■ Prompt ■
Both boundary lines count: repeat, exactly and alone, the lines from the one containing "Output the Python" to the one containing "v = oy + np.cos(ang)", with pictures left out.

■ Provided entries ■

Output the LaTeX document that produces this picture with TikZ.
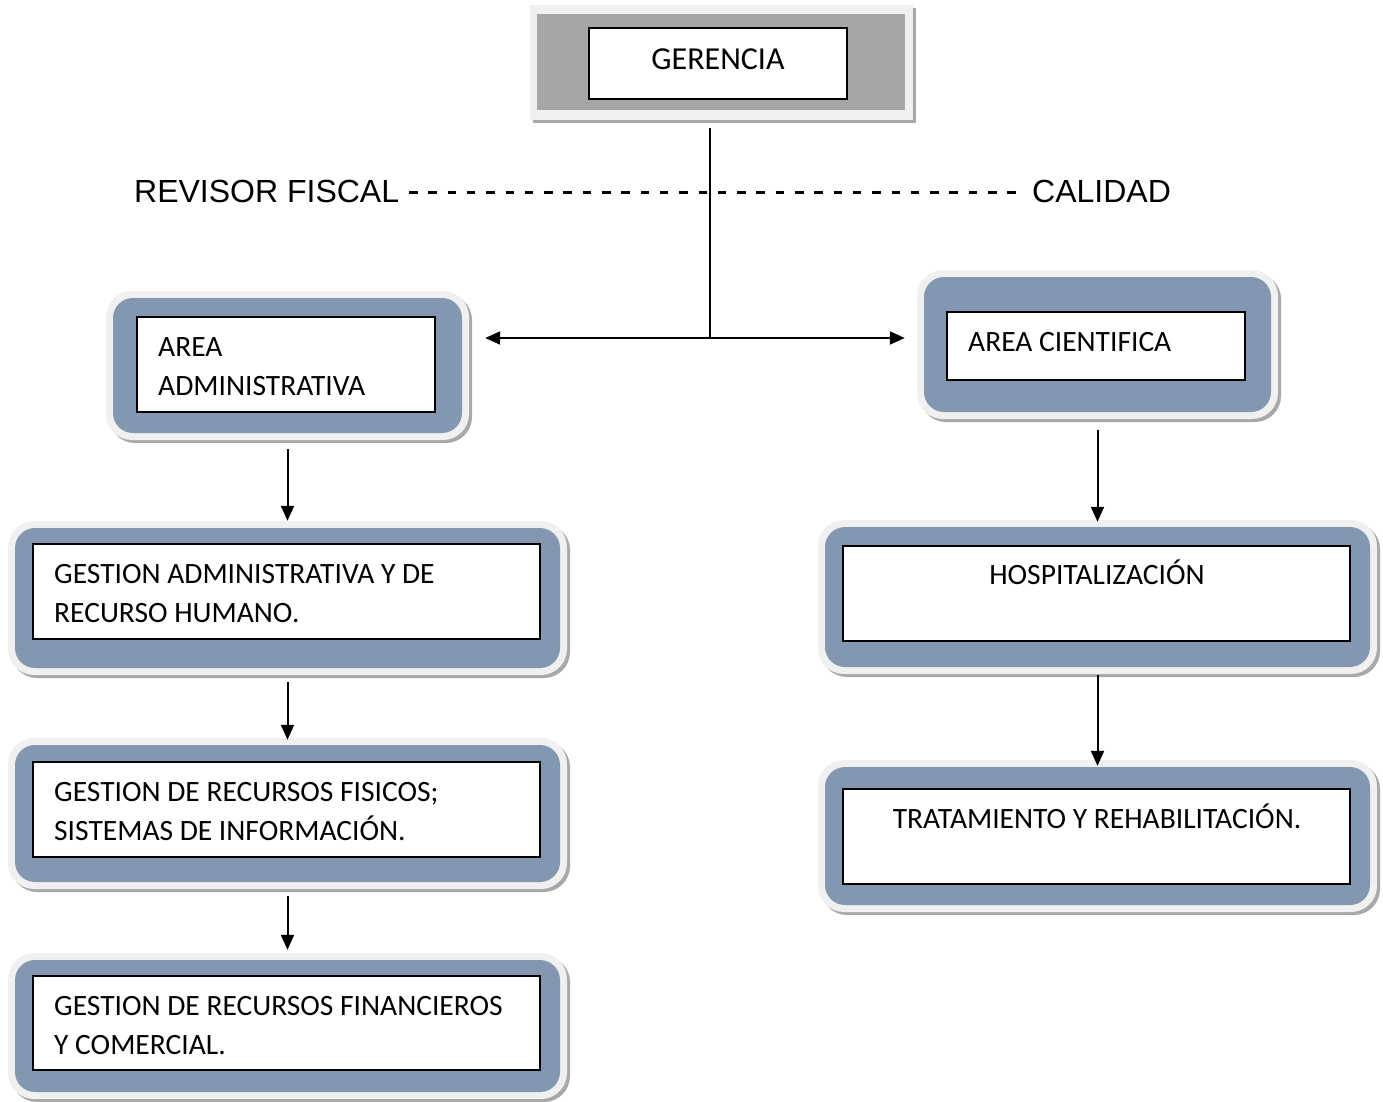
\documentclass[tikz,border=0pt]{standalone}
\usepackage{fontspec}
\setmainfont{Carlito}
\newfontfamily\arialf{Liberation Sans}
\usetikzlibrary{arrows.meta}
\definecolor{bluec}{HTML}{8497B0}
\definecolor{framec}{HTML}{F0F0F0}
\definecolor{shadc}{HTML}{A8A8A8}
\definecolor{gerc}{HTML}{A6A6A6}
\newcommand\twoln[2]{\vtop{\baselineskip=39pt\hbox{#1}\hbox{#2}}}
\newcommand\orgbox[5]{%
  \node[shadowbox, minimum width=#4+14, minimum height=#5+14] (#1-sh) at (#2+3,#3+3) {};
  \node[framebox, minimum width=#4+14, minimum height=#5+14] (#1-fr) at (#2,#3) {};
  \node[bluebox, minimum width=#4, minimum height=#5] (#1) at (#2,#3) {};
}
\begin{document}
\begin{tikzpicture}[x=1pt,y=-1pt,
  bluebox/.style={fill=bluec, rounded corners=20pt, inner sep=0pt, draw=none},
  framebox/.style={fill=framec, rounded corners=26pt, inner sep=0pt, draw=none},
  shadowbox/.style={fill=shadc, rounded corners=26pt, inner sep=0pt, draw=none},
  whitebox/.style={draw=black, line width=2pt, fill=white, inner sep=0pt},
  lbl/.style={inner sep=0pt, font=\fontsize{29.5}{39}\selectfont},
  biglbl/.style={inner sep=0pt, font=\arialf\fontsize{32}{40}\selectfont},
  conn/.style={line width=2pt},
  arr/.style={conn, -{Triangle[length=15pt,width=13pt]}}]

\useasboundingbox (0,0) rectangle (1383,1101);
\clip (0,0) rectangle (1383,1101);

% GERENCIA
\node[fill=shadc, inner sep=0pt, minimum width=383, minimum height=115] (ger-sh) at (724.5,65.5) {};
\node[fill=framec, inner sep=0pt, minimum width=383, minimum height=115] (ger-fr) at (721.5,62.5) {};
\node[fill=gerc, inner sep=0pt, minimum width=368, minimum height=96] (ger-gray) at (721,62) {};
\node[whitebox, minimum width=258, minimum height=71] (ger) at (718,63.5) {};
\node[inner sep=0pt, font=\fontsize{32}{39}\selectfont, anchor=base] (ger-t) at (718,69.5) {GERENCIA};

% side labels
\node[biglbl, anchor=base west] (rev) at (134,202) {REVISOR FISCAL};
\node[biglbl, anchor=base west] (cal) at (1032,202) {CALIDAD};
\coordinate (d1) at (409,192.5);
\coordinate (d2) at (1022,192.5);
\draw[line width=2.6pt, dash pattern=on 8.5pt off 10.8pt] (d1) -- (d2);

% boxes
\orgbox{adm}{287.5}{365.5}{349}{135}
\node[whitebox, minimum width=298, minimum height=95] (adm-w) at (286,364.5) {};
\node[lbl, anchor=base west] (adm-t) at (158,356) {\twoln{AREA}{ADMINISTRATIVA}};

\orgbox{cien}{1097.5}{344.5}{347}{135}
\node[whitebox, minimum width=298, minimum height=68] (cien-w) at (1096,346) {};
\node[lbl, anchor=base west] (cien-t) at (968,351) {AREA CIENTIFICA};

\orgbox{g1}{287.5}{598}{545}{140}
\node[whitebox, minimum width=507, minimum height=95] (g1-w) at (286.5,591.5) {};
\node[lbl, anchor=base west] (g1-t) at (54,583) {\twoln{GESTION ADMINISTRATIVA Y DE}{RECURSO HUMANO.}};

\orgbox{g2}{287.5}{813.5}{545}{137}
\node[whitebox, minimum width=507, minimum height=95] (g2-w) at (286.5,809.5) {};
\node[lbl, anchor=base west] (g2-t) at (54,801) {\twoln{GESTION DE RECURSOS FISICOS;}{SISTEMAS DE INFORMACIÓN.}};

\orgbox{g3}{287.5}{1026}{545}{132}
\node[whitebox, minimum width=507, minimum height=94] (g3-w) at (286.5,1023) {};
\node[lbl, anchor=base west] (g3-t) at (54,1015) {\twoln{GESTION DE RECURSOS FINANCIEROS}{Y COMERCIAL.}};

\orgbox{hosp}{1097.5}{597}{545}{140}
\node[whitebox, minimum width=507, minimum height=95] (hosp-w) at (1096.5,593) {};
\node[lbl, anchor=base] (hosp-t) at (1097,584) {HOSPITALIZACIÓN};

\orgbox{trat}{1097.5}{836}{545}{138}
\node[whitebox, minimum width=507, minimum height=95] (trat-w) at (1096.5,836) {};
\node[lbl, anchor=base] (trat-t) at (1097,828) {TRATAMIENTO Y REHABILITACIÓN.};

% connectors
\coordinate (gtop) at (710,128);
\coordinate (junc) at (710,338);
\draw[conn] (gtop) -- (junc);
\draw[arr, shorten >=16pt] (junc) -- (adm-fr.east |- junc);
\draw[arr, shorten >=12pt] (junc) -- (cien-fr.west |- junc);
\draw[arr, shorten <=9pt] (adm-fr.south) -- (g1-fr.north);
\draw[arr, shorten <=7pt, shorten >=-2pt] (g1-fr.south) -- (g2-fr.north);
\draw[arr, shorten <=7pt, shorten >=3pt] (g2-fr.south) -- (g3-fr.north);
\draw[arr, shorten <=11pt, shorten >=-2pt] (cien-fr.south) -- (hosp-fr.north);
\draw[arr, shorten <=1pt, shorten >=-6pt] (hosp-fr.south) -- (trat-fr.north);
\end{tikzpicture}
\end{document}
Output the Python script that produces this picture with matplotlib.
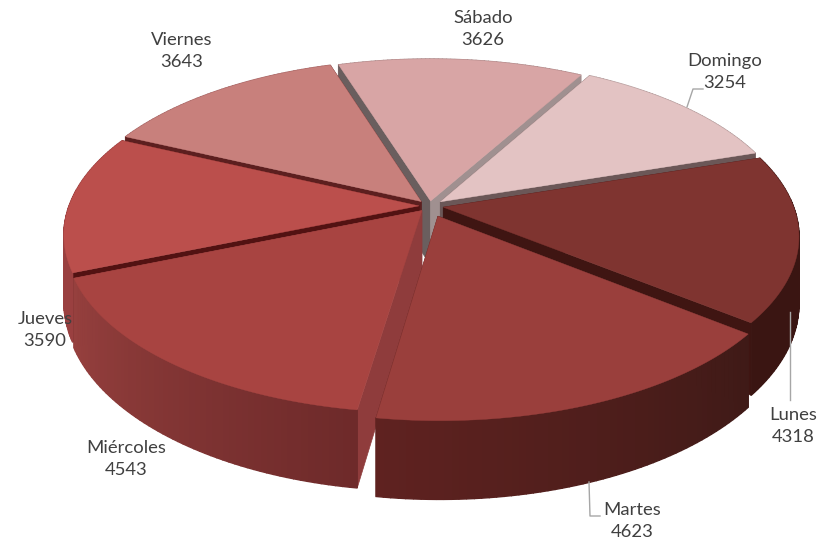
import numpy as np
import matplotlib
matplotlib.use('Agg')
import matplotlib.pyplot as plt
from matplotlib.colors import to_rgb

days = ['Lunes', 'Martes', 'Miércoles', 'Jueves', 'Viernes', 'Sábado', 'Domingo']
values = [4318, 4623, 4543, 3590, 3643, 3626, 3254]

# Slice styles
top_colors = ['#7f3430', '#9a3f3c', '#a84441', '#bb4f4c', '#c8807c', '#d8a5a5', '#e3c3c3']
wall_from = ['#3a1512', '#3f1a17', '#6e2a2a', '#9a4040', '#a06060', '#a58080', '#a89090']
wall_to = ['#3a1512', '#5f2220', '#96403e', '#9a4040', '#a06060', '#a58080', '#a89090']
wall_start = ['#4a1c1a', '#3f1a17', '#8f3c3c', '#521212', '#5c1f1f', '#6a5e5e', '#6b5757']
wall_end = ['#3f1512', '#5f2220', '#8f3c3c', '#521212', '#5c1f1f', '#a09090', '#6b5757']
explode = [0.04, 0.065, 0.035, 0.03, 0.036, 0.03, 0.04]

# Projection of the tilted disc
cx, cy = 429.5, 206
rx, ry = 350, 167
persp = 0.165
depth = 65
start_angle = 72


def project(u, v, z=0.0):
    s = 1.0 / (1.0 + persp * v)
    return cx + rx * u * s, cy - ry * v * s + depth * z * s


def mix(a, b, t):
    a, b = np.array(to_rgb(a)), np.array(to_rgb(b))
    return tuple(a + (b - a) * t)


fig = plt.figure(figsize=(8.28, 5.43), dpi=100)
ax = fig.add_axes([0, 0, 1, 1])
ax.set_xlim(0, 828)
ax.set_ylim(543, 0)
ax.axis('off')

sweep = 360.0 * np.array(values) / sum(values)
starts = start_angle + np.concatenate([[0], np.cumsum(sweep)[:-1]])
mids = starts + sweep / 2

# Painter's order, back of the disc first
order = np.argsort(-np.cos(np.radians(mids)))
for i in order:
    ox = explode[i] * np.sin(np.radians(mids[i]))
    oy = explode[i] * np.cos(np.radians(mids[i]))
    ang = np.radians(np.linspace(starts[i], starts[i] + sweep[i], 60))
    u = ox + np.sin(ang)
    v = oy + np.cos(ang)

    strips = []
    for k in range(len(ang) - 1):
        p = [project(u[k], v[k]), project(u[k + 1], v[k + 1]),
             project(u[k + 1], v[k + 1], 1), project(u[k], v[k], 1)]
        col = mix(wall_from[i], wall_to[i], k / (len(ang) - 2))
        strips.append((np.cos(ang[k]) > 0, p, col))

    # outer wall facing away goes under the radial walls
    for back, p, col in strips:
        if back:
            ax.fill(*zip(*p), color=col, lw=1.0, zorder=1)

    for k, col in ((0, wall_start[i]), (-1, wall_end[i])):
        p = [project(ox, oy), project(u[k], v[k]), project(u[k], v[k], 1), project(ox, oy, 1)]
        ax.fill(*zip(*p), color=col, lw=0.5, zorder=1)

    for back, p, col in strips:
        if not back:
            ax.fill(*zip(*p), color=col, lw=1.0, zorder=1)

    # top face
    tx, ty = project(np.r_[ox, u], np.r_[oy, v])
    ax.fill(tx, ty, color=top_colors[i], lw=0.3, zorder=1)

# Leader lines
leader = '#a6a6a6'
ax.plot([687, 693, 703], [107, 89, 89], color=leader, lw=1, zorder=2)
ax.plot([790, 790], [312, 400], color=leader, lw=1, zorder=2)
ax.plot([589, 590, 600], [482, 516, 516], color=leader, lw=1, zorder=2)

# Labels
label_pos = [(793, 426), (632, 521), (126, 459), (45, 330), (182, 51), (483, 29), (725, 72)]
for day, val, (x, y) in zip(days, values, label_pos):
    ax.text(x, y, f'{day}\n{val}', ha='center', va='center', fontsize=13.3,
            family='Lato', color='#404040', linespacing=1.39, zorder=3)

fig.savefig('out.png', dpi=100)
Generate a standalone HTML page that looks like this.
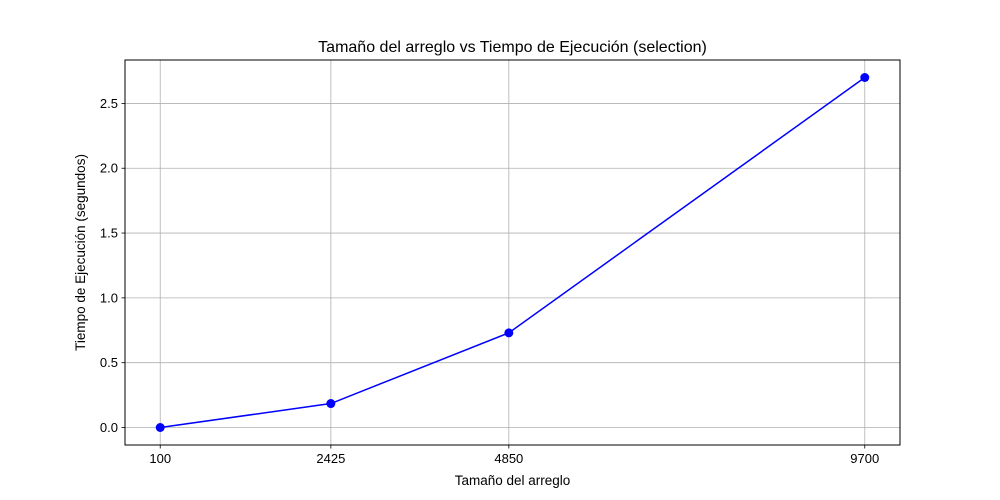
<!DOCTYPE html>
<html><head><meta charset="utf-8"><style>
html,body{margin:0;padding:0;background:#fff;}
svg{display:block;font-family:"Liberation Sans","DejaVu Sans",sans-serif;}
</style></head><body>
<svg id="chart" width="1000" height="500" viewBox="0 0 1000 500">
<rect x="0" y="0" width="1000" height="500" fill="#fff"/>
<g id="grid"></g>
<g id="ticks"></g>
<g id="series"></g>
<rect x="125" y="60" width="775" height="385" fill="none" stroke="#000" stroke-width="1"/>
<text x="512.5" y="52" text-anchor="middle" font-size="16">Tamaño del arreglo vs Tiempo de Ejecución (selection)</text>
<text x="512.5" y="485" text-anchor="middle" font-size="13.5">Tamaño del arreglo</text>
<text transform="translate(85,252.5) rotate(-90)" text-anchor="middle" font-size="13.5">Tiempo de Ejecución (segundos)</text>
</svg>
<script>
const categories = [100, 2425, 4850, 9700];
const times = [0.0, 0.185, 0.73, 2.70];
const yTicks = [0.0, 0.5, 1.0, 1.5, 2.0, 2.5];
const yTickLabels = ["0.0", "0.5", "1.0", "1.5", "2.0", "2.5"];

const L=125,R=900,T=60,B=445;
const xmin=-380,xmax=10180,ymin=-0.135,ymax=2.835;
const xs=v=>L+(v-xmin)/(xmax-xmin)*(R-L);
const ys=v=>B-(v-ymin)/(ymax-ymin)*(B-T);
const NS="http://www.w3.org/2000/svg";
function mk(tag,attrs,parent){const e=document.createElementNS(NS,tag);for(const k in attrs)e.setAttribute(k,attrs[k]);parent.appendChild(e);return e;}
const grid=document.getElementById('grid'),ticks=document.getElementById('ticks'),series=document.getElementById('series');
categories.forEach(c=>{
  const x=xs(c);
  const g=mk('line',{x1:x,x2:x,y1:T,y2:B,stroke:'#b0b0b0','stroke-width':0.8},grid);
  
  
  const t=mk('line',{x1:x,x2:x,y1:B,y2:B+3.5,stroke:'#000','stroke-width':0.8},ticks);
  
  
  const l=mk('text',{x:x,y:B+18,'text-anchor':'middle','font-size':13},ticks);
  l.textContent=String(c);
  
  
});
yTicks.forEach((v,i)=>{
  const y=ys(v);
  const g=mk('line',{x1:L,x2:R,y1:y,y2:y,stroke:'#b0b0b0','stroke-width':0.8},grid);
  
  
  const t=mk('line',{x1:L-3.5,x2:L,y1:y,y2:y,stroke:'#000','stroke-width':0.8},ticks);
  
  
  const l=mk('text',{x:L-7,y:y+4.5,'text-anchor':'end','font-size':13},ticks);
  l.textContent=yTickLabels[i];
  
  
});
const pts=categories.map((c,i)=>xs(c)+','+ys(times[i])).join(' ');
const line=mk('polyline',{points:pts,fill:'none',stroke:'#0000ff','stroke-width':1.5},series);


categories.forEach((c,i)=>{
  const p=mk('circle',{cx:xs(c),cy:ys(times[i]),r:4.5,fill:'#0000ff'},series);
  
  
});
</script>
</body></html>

■ Answer for the task ■
Output the Python script that produces this picture with matplotlib.
import numpy as np
import matplotlib
matplotlib.use('Agg')
import matplotlib.pyplot as plt
from matplotlib.colors import to_rgb

days = ['Lunes', 'Martes', 'Miércoles', 'Jueves', 'Viernes', 'Sábado', 'Domingo']
values = [4318, 4623, 4543, 3590, 3643, 3626, 3254]

# Slice styles
top_colors = ['#7f3430', '#9a3f3c', '#a84441', '#bb4f4c', '#c8807c', '#d8a5a5', '#e3c3c3']
wall_from = ['#3a1512', '#3f1a17', '#6e2a2a', '#9a4040', '#a06060', '#a58080', '#a89090']
wall_to = ['#3a1512', '#5f2220', '#96403e', '#9a4040', '#a06060', '#a58080', '#a89090']
wall_start = ['#4a1c1a', '#3f1a17', '#8f3c3c', '#521212', '#5c1f1f', '#6a5e5e', '#6b5757']
wall_end = ['#3f1512', '#5f2220', '#8f3c3c', '#521212', '#5c1f1f', '#a09090', '#6b5757']
explode = [0.04, 0.065, 0.035, 0.03, 0.036, 0.03, 0.04]

# Projection of the tilted disc
cx, cy = 429.5, 206
rx, ry = 350, 167
persp = 0.165
depth = 65
start_angle = 72


def project(u, v, z=0.0):
    s = 1.0 / (1.0 + persp * v)
    return cx + rx * u * s, cy - ry * v * s + depth * z * s


def mix(a, b, t):
    a, b = np.array(to_rgb(a)), np.array(to_rgb(b))
    return tuple(a + (b - a) * t)


fig = plt.figure(figsize=(8.28, 5.43), dpi=100)
ax = fig.add_axes([0, 0, 1, 1])
ax.set_xlim(0, 828)
ax.set_ylim(543, 0)
ax.axis('off')

sweep = 360.0 * np.array(values) / sum(values)
starts = start_angle + np.concatenate([[0], np.cumsum(sweep)[:-1]])
mids = starts + sweep / 2

# Painter's order, back of the disc first
order = np.argsort(-np.cos(np.radians(mids)))
for i in order:
    ox = explode[i] * np.sin(np.radians(mids[i]))
    oy = explode[i] * np.cos(np.radians(mids[i]))
    ang = np.radians(np.linspace(starts[i], starts[i] + sweep[i], 60))
    u = ox + np.sin(ang)
    v = oy + np.cos(ang)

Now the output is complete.